Si les hostilités débutent sur Terre, le champ de bataille ne va pas tarder à se déplacer sur Armechadon, foyer de Tantale...

Il faut deux épisodes à Hardling et Medina pour planter le décor, de manière concise et efficace, sur la base d'une trame pas forcément transcendante d'originalité mais porteuse de nombreuses pistes. Contrairement à sa triste réputation, le titre est tout sauf "grim n'gritty" : fun, rythmé, coloré, sachant verser dans le drame à l'occasion mais toujours à bon escient, Blackwulf est un vrai plaisir de lecture au feeling très "seventies", sans compter que Hardling ne manque pas d'ambition.
Ainsi, de façon très astucieuse et "planifiée", le scénariste plante durant l'exposition les graines de développements scénaristiques qui porteront leurs fruits (les relations complexes et mystérieuses entre divers personnages) à l'occasion de la dernière ligne droite du titre, la meilleure partie du récit, sans nul doute. Les personnages, nombreux, sont caractérisés plutôt subtilement, voire avec quelques idées très fraîches, comme ce Mammoth très réussi, cassant l'image de "l'homme fort" du groupe puisqu'il est aussi le leader sur le terrain et le stratège (il y a du Ben Grimm de la grande époque dans ce personnage), ou Sparrow, dont la caractéristique est de vouloir la mort du personnage-titre quand bien même elle combat à ses côtés...

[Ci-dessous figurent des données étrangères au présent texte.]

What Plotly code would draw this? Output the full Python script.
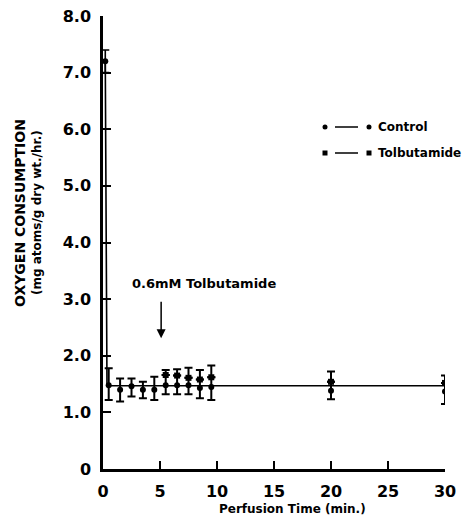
import plotly.graph_objects as go

# ---- data ----
time_min = [0.5, 1.5, 2.5, 3.5, 4.5, 5.5, 6.5, 7.5, 8.5, 9.5, 20, 30]
control = [1.48, 1.40, 1.46, 1.40, 1.40, 1.48, 1.48, 1.48, 1.43, 1.45, 1.38, 1.37]
control_err_up = [0.30, 0.20, 0.14, 0.14, 0.23, 0.18, 0.17, 0.13, 0.15, 0.17, 0.16, 0.15]
control_err_down = [0.26, 0.21, 0.18, 0.15, 0.18, 0.16, 0.16, 0.16, 0.18, 0.23, 0.15, 0.22]

tol_time = [5.5, 6.5, 7.5, 8.5, 9.5, 20, 30]
tolbutamide = [1.66, 1.65, 1.61, 1.58, 1.62, 1.54, 1.52]
tol_err_up = [0.09, 0.11, 0.18, 0.17, 0.21, 0.18, 0.13]

peak_time = [0.2]
peak_value = [7.2]
peak_err = [0.2]

mean_line_x = [0.2, 0.35, 30]
mean_line_y = [7.2, 1.47, 1.47]

x_ticks = [0, 5, 10, 15, 20, 25, 30]
y_ticks = [0, 1, 2, 3, 4, 5, 6, 7, 8]
y_tick_labels = ["0", "1.0", "2.0", "3.0", "4.0", "5.0", "6.0", "7.0", "8.0"]

FONT = "DejaVu Sans"
BLACK = "black"

# page body has an 8px margin; the figure is sized to fit inside the window
OFF = 8
W, H = 471 - 2 * OFF, 527 - 2 * OFF

fig = go.Figure()

fig.add_trace(go.Scatter(x=mean_line_x, y=mean_line_y, mode="lines",
                         line=dict(color=BLACK, width=1.6), hoverinfo="skip"))

fig.add_trace(go.Scatter(
    x=time_min, y=control, mode="markers",
    marker=dict(symbol="circle", size=6, color=BLACK),
    error_y=dict(type="data", array=control_err_up, arrayminus=control_err_down,
                 symmetric=False, color=BLACK, thickness=2, width=4),
))

fig.add_trace(go.Scatter(
    x=tol_time, y=tolbutamide, mode="markers",
    marker=dict(symbol="square", size=6, color=BLACK),
    error_y=dict(type="data", array=tol_err_up, arrayminus=[0] * len(tol_err_up),
                 symmetric=False, color=BLACK, thickness=2, width=4),
))

fig.add_trace(go.Scatter(
    x=peak_time, y=peak_value, mode="markers",
    marker=dict(symbol="circle", size=6, color=BLACK),
    error_y=dict(type="data", array=peak_err, color=BLACK, thickness=1.6, width=4),
))

# Plot area in window pixels
L, R, T, B = 103, 445, 16, 469
def px(x):
    return (x - L) / (R - L)
def py(y):
    return (B - y) / (B - T)

shapes = []
annotations = []
# legend rows
for row_y, sym, label in [(127, "circle", "Control"), (153, "square", "Tolbutamide")]:
    for mx in (325, 369):
        r = 2.5
        shapes.append(dict(type="circle" if sym == "circle" else "rect",
                           xref="paper", yref="paper",
                           x0=px(mx - r), x1=px(mx + r), y0=py(row_y + r), y1=py(row_y - r),
                           fillcolor=BLACK, line=dict(color=BLACK, width=0)))
    shapes.append(dict(type="line", xref="paper", yref="paper",
                       x0=px(335), x1=px(358), y0=py(row_y), y1=py(row_y),
                       line=dict(color=BLACK, width=1.5)))
    annotations.append(dict(x=px(376), y=py(row_y), xref="paper", yref="paper",
                            text="<b>%s</b>" % label, showarrow=False,
                            xanchor="left", yanchor="middle",
                            font=dict(family=FONT, size=12, color=BLACK)))

# arrow annotation
annotations.append(dict(x=5.1, y=2.31, ax=5.1, ay=2.98, xref="x", yref="y",
                        axref="x", ayref="y", text="", showarrow=True,
                        arrowhead=2, arrowsize=1.2, arrowwidth=1.5, arrowcolor=BLACK))
annotations.append(dict(x=8.9, y=3.28, xref="x", yref="y",
                        text="<b>0.6mM Tolbutamide</b>", showarrow=False,
                        font=dict(family=FONT, size=13, color=BLACK)))

# axis titles
annotations.append(dict(x=px(292), y=py(509), xref="paper", yref="paper",
                        text="<b>Perfusion Time (min.)</b>", showarrow=False,
                        yanchor="middle",
                        font=dict(family=FONT, size=12, color=BLACK)))
annotations.append(dict(x=px(20), y=py(213), xref="paper", yref="paper",
                        text="<b>OXYGEN CONSUMPTION</b>", showarrow=False, textangle=-90,
                        xanchor="center", yanchor="middle",
                        font=dict(family=FONT, size=14, color=BLACK)))
annotations.append(dict(x=px(37), y=py(213), xref="paper", yref="paper",
                        text="<b>(mg atoms/g dry wt./hr.)</b>", showarrow=False, textangle=-90,
                        xanchor="center", yanchor="middle",
                        font=dict(family=FONT, size=12, color=BLACK)))

fig.update_layout(
    width=W, height=H,
    margin=dict(l=L - OFF, r=(W + OFF) - R, t=T - OFF, b=(H + OFF) - B, autoexpand=False),
    paper_bgcolor="white", plot_bgcolor="white",
    showlegend=False,
    shapes=shapes, annotations=annotations,
    font=dict(family=FONT, color=BLACK),
    xaxis=dict(range=[0, 30], tickvals=x_ticks, ticktext=["<b>%s</b>" % v for v in x_ticks],
               ticks="inside", ticklen=8, tickwidth=2, tickcolor=BLACK,
               showline=True, linewidth=2.5, linecolor=BLACK, showgrid=False,
               zeroline=False, tickfont=dict(family=FONT, size=16, color=BLACK),
               ticklabelstandoff=6, ticklabeloverflow="allow", automargin=False),
    yaxis=dict(range=[0, 8], tickvals=y_ticks, ticktext=["<b>%s</b>" % t for t in y_tick_labels],
               ticks="inside", ticklen=8, tickwidth=2, tickcolor=BLACK,
               showline=True, linewidth=2.5, linecolor=BLACK, showgrid=False,
               zeroline=False, tickfont=dict(family=FONT, size=16, color=BLACK),
               ticklabelstandoff=6, ticklabeloverflow="allow", automargin=False),
)

fig.write_html("out.html")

Blackwulf lui-même est traité originalement ; c'est un drôle de héros. Très effacé, il n'est d'abord qu'un ersatz du véritable Blackwulf, pas vraiment à la hauteur à ses débuts. Il passera l'essentiel des 10 épisodes, d'ailleurs, à en prendre plein la poire sans trop pouvoir y faire grand chose. Et s'il est plus actif à la fin du récit, c'est peut-être tout simplement car il n'est que la marionnette d'une manipulation qui le dépasse...

Hardling choisit aussi, très judicieusement, d'ancrer son titre très profondément dans la continuité Marvel, s'accaparant des concepts plutôt sous-exploités et pourtant très porteur, comme ce retour sur les expériences des Célestes, et leurs conséquences sur les mondes visités, en faisant l'origine de "l'instabilité génétique" du héros et de son père/ennemi, et donc moteur de l'histoire. 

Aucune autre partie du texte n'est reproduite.